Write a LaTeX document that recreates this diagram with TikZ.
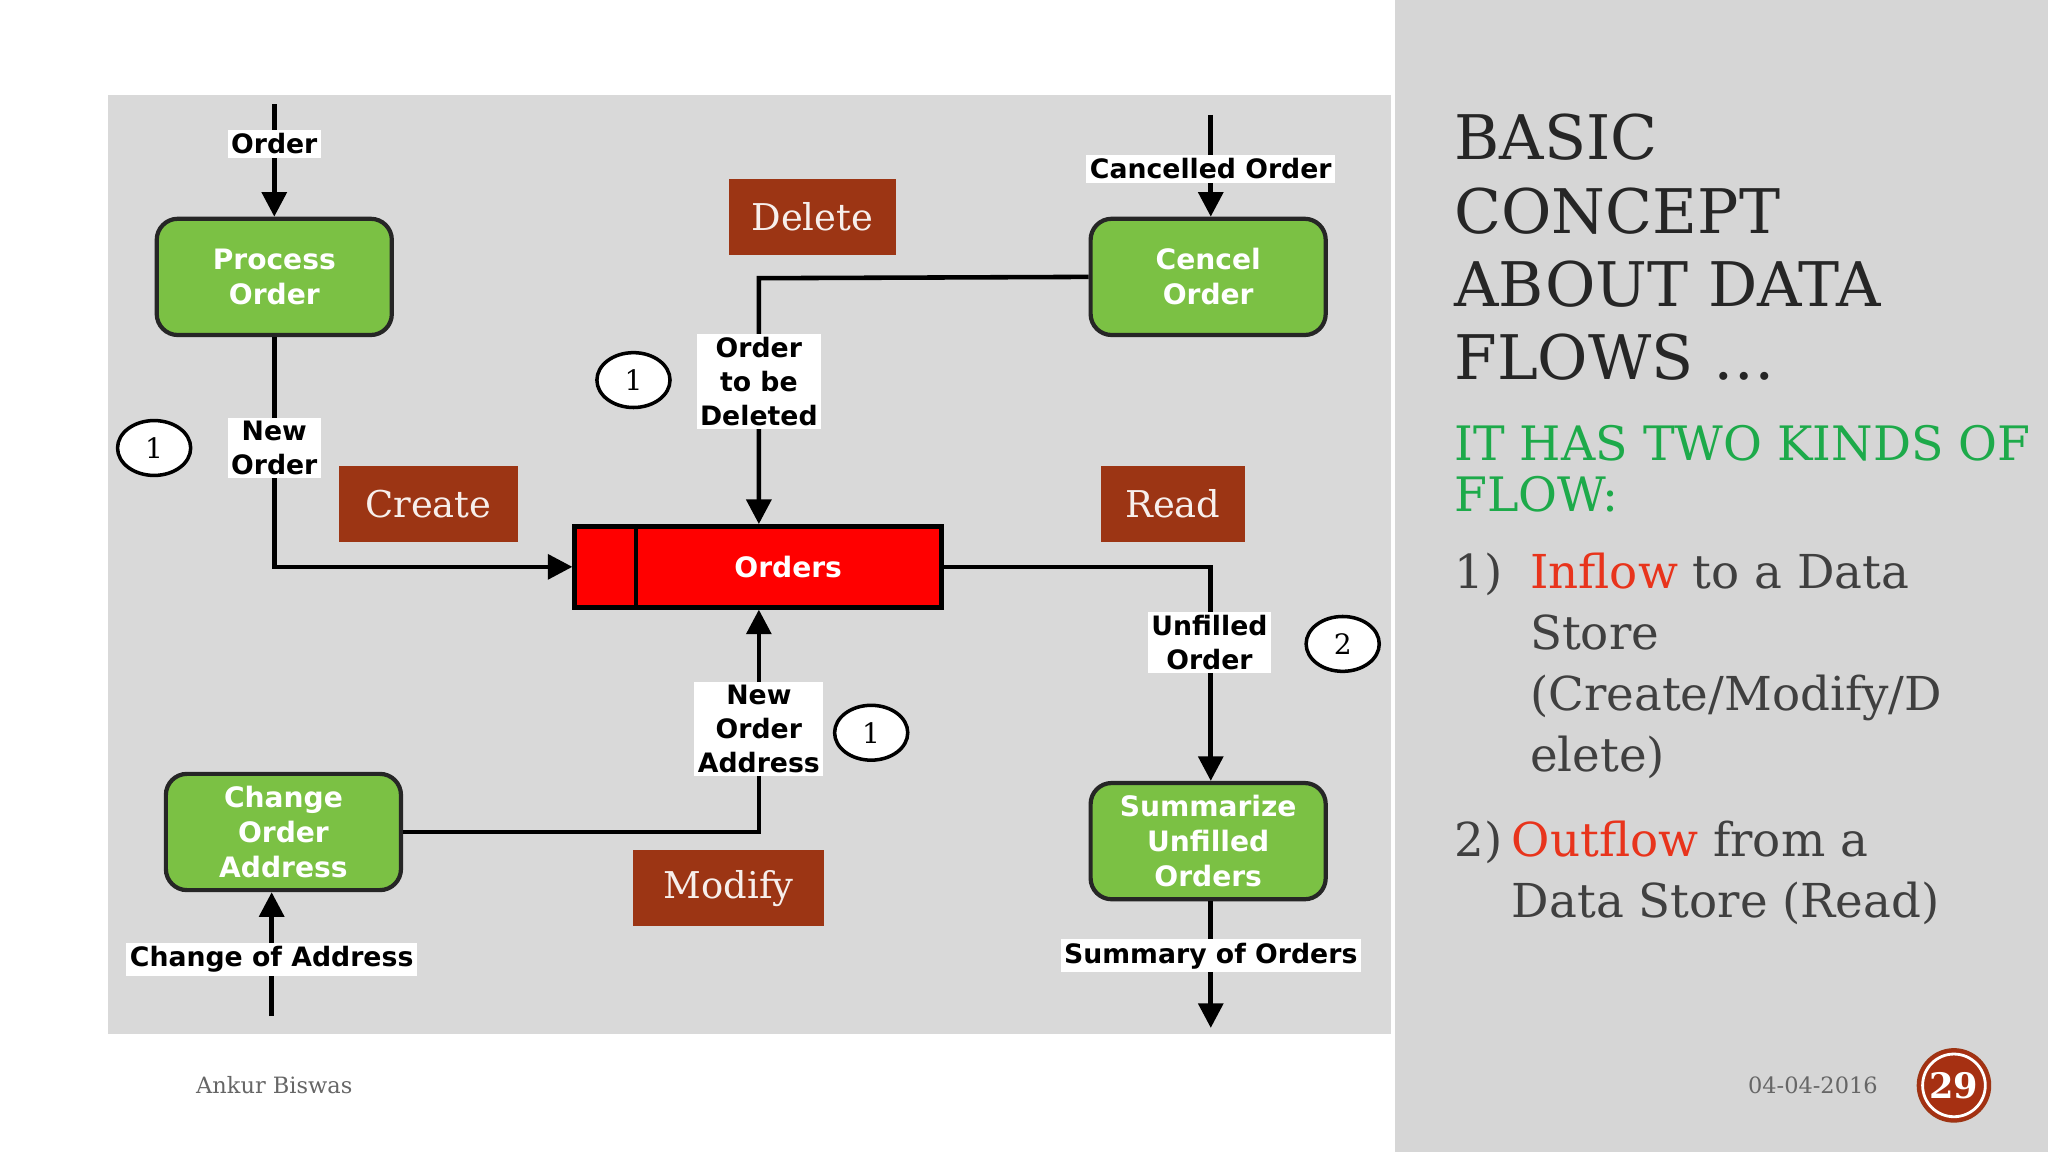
\documentclass[tikz,border=0pt]{standalone}
\usepackage{fontspec}
\setmainfont{DejaVu Serif}
\newfontfamily\lab{DejaVu Sans}
\usetikzlibrary{arrows.meta,shapes.geometric}
\definecolor{pgray}{HTML}{D9D9D9}
\definecolor{rgray}{HTML}{D6D6D6}
\definecolor{pgreen}{HTML}{7BC144}
\definecolor{brick}{HTML}{9C3514}
\definecolor{ored}{HTML}{FF0000}
\definecolor{tgreen}{HTML}{1DAA4A}
\definecolor{tred}{HTML}{E8341C}
\definecolor{tgray}{HTML}{404040}
\begin{document}
\begin{tikzpicture}[x=0.013061cm,y=-0.013061cm,
 proc/.style={draw=black!85,line width=1.2pt,fill=pgreen,rounded corners=6pt,text=white,font=\lab\bfseries\fontsize{8}{10}\selectfont,align=center,minimum width=180*0.013061cm,minimum height=89*0.013061cm,inner sep=0pt},
 lbl/.style={fill=white,inner sep=1pt,font=\lab\bfseries\fontsize{7.6}{9.6}\selectfont,align=center},
 op/.style={fill=brick,text=white!92!brick,font=\fontsize{10.5}{12}\selectfont,inner sep=0pt,minimum height=58*0.013061cm},
 circ/.style={draw=black,line width=1pt,fill=white,ellipse,minimum width=56*0.013061cm,minimum height=42*0.013061cm,inner sep=0pt,font=\fontsize{8}{10}\selectfont},
 flow/.style={line width=1.3pt,-{Triangle[length=7pt,width=7pt]}},
 ]
\useasboundingbox (0,0) rectangle (1568,882);
\fill[white] (0,0) rectangle (1568,882);
\fill[rgray] (1068,0) rectangle (1568,882);
\fill[pgray] (83,73) rectangle (1065,792);
% process nodes
\node[proc] (po) at (210,212) {Process\\Order};
\node[proc] (co) at (925,212) {Cencel\\Order};
\node[proc] (ca) at (217,637) {Change\\Order\\Address};
\node[proc] (su) at (925,644) {Summarize\\Unfilled\\Orders};
% data store
\node[draw=black,line width=1.3pt,fill=ored,minimum width=281*0.013061cm,minimum height=62*0.013061cm,inner sep=0pt,text=white,font=\lab\bfseries\fontsize{8}{10}\selectfont] (ord) at (580.5,434) {\hspace{0.6cm}Orders};
\draw[line width=1.3pt] (487,403) -- (487,465);
% operation labels
\node[op,minimum width=128*0.013061cm] (del) at (622,166) {Delete};
\node[op,minimum width=137*0.013061cm] (cre) at (328,386) {Create};
\node[op,minimum width=110*0.013061cm] (rea) at (898,386) {Read};
\node[op,minimum width=146*0.013061cm] (mod) at (558,680) {Modify};
% free ends
\coordinate (oin) at (210,80);
\coordinate (cin) at (927,88);
\coordinate (chin) at (208,778);
\coordinate (sout) at (927,787);
\draw[flow] (oin) -- (oin|-po.north) node[lbl,pos=0.35]{Order};
\draw[flow] (cin) -- (cin|-co.north) node[lbl,pos=0.53]{Cancelled Order};
\draw[flow] (chin) -- (chin|-ca.south) node[lbl,pos=0.46]{Change of Address};
\draw[flow] (su.south-|sout) -- (sout) node[lbl,pos=0.43]{Summary of Orders};
\draw[flow] (po.south) -- (210,434) -- (ord.west);
\node[lbl] at (210,343){New\\Order};
\draw[flow] (co.west) -- (581,213) -- (ord.north-|581,0);
\node[lbl] at (581,292) {Order\\to be\\Deleted};
\draw[flow] (ord.east) -- (927,434) -- (su.north-|927,0);
\node[lbl] at (926,492) {Unfilled\\Order};
\draw[flow] (ca.east) -- (581,637) -- (ord.south-|581,0);
\node[lbl] at (581,558) {New\\Order\\Address};
% circles
\node[circ] at (118,343) {1};
\node[circ] at (485,291) {1};
\node[circ] at (667,561) {1};
\node[circ] at (1028,493) {2};
% footer
\node[text=tgray!80,font=\fontsize{6.4}{8}\selectfont] (au) at (210,831) {Ankur Biswas};
\node[text=tgray!80,font=\fontsize{6.4}{8}\selectfont] (dt) at (1388,831) {04-04-2016};
\node[circle,fill=brick!90!red,draw=brick,minimum size=56*0.013061cm,inner sep=0pt] (pg) at (1496,831) {};
\draw[white,line width=0.8pt] (pg.center) circle (24);
\node[text=white,font=\bfseries\fontsize{10}{12}\selectfont] at (pg.center) {29};
% right text
\node[anchor=north west,align=left,text=black!85,font=\fontsize{17.5}{20.8}\selectfont,inner sep=0pt] (ti) at (1113,87) {BASIC\\CONCEPT\\ABOUT DATA\\FLOWS …};
\node[anchor=north west,align=left,text=tgreen,font=\fontsize{13.5}{14.5}\selectfont,inner sep=0pt] (st) at (1113,325) {IT HAS TWO KINDS OF\\FLOW:};
\node[anchor=north west,text=tgray,font=\fontsize{13.3}{17.3}\selectfont,inner sep=0pt] (n1) at (1113,423) {1)};
\node[anchor=north west,align=left,text=tgray,font=\fontsize{13.3}{17.3}\selectfont,inner sep=0pt] (l1) at (1171,423) {\textcolor{tred}{Inflow} to a Data\\Store\\(Create/Modify/D\\elete)};
\node[anchor=north west,text=tgray,font=\fontsize{13.3}{17.3}\selectfont,inner sep=0pt] (n2) at (1113,628) {2)};
\node[anchor=north west,align=left,text=tgray,font=\fontsize{13.3}{17.3}\selectfont,inner sep=0pt] (l2) at (1157,628) {\textcolor{tred}{Outflow} from a\\Data Store (Read)};
\end{tikzpicture}
\end{document}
******
• TASK DETAILS: Set the data above down again exactly as given, with no pictures.

• SOLUTION TO THE PROBLEM:
Write a LaTeX document that recreates this diagram with TikZ.
\documentclass[tikz,border=0pt]{standalone}
\usepackage{fontspec}
\setmainfont{DejaVu Serif}
\newfontfamily\lab{DejaVu Sans}
\usetikzlibrary{arrows.meta,shapes.geometric}
\definecolor{pgray}{HTML}{D9D9D9}
\definecolor{rgray}{HTML}{D6D6D6}
\definecolor{pgreen}{HTML}{7BC144}
\definecolor{brick}{HTML}{9C3514}
\definecolor{ored}{HTML}{FF0000}
\definecolor{tgreen}{HTML}{1DAA4A}
\definecolor{tred}{HTML}{E8341C}
\definecolor{tgray}{HTML}{404040}
\begin{document}
\begin{tikzpicture}[x=0.013061cm,y=-0.013061cm,
 proc/.style={draw=black!85,line width=1.2pt,fill=pgreen,rounded corners=6pt,text=white,font=\lab\bfseries\fontsize{8}{10}\selectfont,align=center,minimum width=180*0.013061cm,minimum height=89*0.013061cm,inner sep=0pt},
 lbl/.style={fill=white,inner sep=1pt,font=\lab\bfseries\fontsize{7.6}{9.6}\selectfont,align=center},
 op/.style={fill=brick,text=white!92!brick,font=\fontsize{10.5}{12}\selectfont,inner sep=0pt,minimum height=58*0.013061cm},
 circ/.style={draw=black,line width=1pt,fill=white,ellipse,minimum width=56*0.013061cm,minimum height=42*0.013061cm,inner sep=0pt,font=\fontsize{8}{10}\selectfont},
 flow/.style={line width=1.3pt,-{Triangle[length=7pt,width=7pt]}},
 ]
\useasboundingbox (0,0) rectangle (1568,882);
\fill[white] (0,0) rectangle (1568,882);
\fill[rgray] (1068,0) rectangle (1568,882);
\fill[pgray] (83,73) rectangle (1065,792);
% process nodes
\node[proc] (po) at (210,212) {Process\\Order};
\node[proc] (co) at (925,212) {Cencel\\Order};
\node[proc] (ca) at (217,637) {Change\\Order\\Address};
\node[proc] (su) at (925,644) {Summarize\\Unfilled\\Orders};
% data store
\node[draw=black,line width=1.3pt,fill=ored,minimum width=281*0.013061cm,minimum height=62*0.013061cm,inner sep=0pt,text=white,font=\lab\bfseries\fontsize{8}{10}\selectfont] (ord) at (580.5,434) {\hspace{0.6cm}Orders};
\draw[line width=1.3pt] (487,403) -- (487,465);
% operation labels
\node[op,minimum width=128*0.013061cm] (del) at (622,166) {Delete};
\node[op,minimum width=137*0.013061cm] (cre) at (328,386) {Create};
\node[op,minimum width=110*0.013061cm] (rea) at (898,386) {Read};
\node[op,minimum width=146*0.013061cm] (mod) at (558,680) {Modify};
% free ends
\coordinate (oin) at (210,80);
\coordinate (cin) at (927,88);
\coordinate (chin) at (208,778);
\coordinate (sout) at (927,787);
\draw[flow] (oin) -- (oin|-po.north) node[lbl,pos=0.35]{Order};
\draw[flow] (cin) -- (cin|-co.north) node[lbl,pos=0.53]{Cancelled Order};
\draw[flow] (chin) -- (chin|-ca.south) node[lbl,pos=0.46]{Change of Address};
\draw[flow] (su.south-|sout) -- (sout) node[lbl,pos=0.43]{Summary of Orders};
\draw[flow] (po.south) -- (210,434) -- (ord.west);
\node[lbl] at (210,343){New\\Order};
\draw[flow] (co.west) -- (581,213) -- (ord.north-|581,0);
\node[lbl] at (581,292) {Order\\to be\\Deleted};
\draw[flow] (ord.east) -- (927,434) -- (su.north-|927,0);
\node[lbl] at (926,492) {Unfilled\\Order};
\draw[flow] (ca.east) -- (581,637) -- (ord.south-|581,0);
\node[lbl] at (581,558) {New\\Order\\Address};
% circles
\node[circ] at (118,343) {1};
\node[circ] at (485,291) {1};
\node[circ] at (667,561) {1};
\node[circ] at (1028,493) {2};
% footer
\node[text=tgray!80,font=\fontsize{6.4}{8}\selectfont] (au) at (210,831) {Ankur Biswas};
\node[text=tgray!80,font=\fontsize{6.4}{8}\selectfont] (dt) at (1388,831) {04-04-2016};
\node[circle,fill=brick!90!red,draw=brick,minimum size=56*0.013061cm,inner sep=0pt] (pg) at (1496,831) {};
\draw[white,line width=0.8pt] (pg.center) circle (24);
\node[text=white,font=\bfseries\fontsize{10}{12}\selectfont] at (pg.center) {29};
% right text
\node[anchor=north west,align=left,text=black!85,font=\fontsize{17.5}{20.8}\selectfont,inner sep=0pt] (ti) at (1113,87) {BASIC\\CONCEPT\\ABOUT DATA\\FLOWS …};
\node[anchor=north west,align=left,text=tgreen,font=\fontsize{13.5}{14.5}\selectfont,inner sep=0pt] (st) at (1113,325) {IT HAS TWO KINDS OF\\FLOW:};
\node[anchor=north west,text=tgray,font=\fontsize{13.3}{17.3}\selectfont,inner sep=0pt] (n1) at (1113,423) {1)};
\node[anchor=north west,align=left,text=tgray,font=\fontsize{13.3}{17.3}\selectfont,inner sep=0pt] (l1) at (1171,423) {\textcolor{tred}{Inflow} to a Data\\Store\\(Create/Modify/D\\elete)};
\node[anchor=north west,text=tgray,font=\fontsize{13.3}{17.3}\selectfont,inner sep=0pt] (n2) at (1113,628) {2)};
\node[anchor=north west,align=left,text=tgray,font=\fontsize{13.3}{17.3}\selectfont,inner sep=0pt] (l2) at (1157,628) {\textcolor{tred}{Outflow} from a\\Data Store (Read)};
\end{tikzpicture}
\end{document}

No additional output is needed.